* **OBJECTIVE**:
Restrict the output to the lines below starting at the one that contains "Write a Python" and ending at the one that contains "plt.rcParams['hatch.linewidth'] = 0.6", and restate them word for word, both ends included.
** START OF SUPPLIED DATA **
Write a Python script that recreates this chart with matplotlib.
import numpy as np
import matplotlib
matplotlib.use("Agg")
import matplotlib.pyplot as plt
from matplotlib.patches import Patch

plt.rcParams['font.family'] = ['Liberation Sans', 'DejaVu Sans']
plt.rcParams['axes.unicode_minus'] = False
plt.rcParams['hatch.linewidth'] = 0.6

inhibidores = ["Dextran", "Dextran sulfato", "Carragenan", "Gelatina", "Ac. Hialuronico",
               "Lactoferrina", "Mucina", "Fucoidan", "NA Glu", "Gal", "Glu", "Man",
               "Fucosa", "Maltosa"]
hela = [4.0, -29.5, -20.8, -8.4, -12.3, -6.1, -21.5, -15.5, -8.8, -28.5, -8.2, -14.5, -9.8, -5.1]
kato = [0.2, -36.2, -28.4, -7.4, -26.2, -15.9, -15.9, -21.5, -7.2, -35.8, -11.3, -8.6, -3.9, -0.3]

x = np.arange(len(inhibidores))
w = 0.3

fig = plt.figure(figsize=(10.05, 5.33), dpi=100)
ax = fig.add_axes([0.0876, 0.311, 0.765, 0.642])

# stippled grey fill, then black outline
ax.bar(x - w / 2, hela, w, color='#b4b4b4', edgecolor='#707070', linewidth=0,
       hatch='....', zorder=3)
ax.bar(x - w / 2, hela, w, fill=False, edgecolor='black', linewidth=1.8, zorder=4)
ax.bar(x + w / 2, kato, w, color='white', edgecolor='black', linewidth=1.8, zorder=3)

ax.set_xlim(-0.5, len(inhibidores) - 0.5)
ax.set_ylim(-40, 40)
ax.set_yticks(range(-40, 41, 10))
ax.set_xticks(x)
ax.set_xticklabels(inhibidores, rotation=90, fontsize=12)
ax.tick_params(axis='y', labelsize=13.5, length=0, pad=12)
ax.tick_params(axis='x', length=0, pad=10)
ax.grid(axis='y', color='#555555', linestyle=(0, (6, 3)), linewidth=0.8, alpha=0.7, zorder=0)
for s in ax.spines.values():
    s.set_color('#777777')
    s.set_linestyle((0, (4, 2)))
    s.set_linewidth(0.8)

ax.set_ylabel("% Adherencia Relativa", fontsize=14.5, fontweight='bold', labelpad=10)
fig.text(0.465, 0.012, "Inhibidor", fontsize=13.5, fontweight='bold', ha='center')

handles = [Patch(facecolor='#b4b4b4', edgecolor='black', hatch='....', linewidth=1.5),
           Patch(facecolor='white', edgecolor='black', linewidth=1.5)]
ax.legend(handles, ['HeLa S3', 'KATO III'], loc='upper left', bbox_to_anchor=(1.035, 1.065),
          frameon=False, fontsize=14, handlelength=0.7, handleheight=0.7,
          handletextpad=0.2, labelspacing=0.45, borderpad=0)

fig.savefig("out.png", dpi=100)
** END OF SUPPLIED DATA **
** START OF SUPPLIED DATA **
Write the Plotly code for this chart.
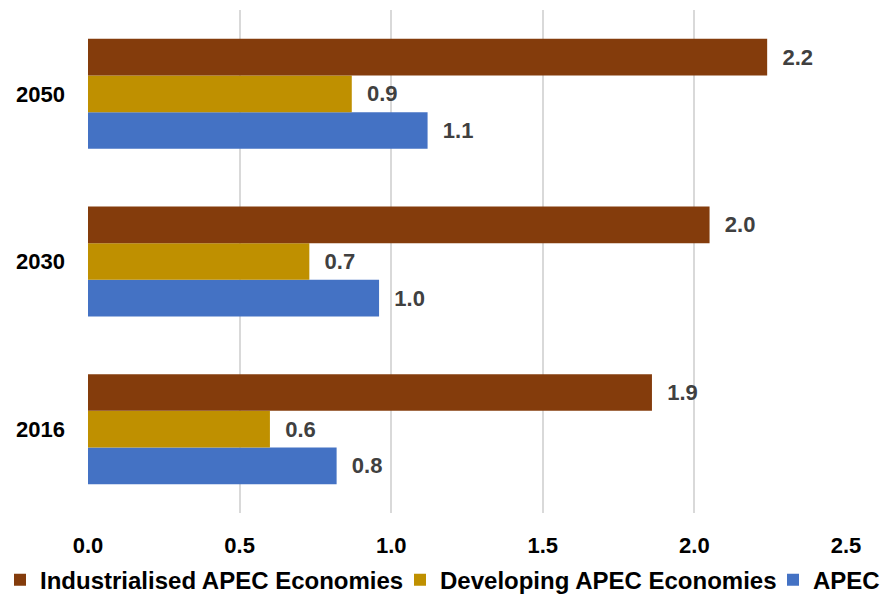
** END OF SUPPLIED DATA **
* **COMPLETED EXERCISE**:
Write a Python script that recreates this chart with matplotlib.
import numpy as np
import matplotlib
matplotlib.use("Agg")
import matplotlib.pyplot as plt
from matplotlib.patches import Patch

plt.rcParams['font.family'] = ['Liberation Sans', 'DejaVu Sans']
plt.rcParams['axes.unicode_minus'] = False
plt.rcParams['hatch.linewidth'] = 0.6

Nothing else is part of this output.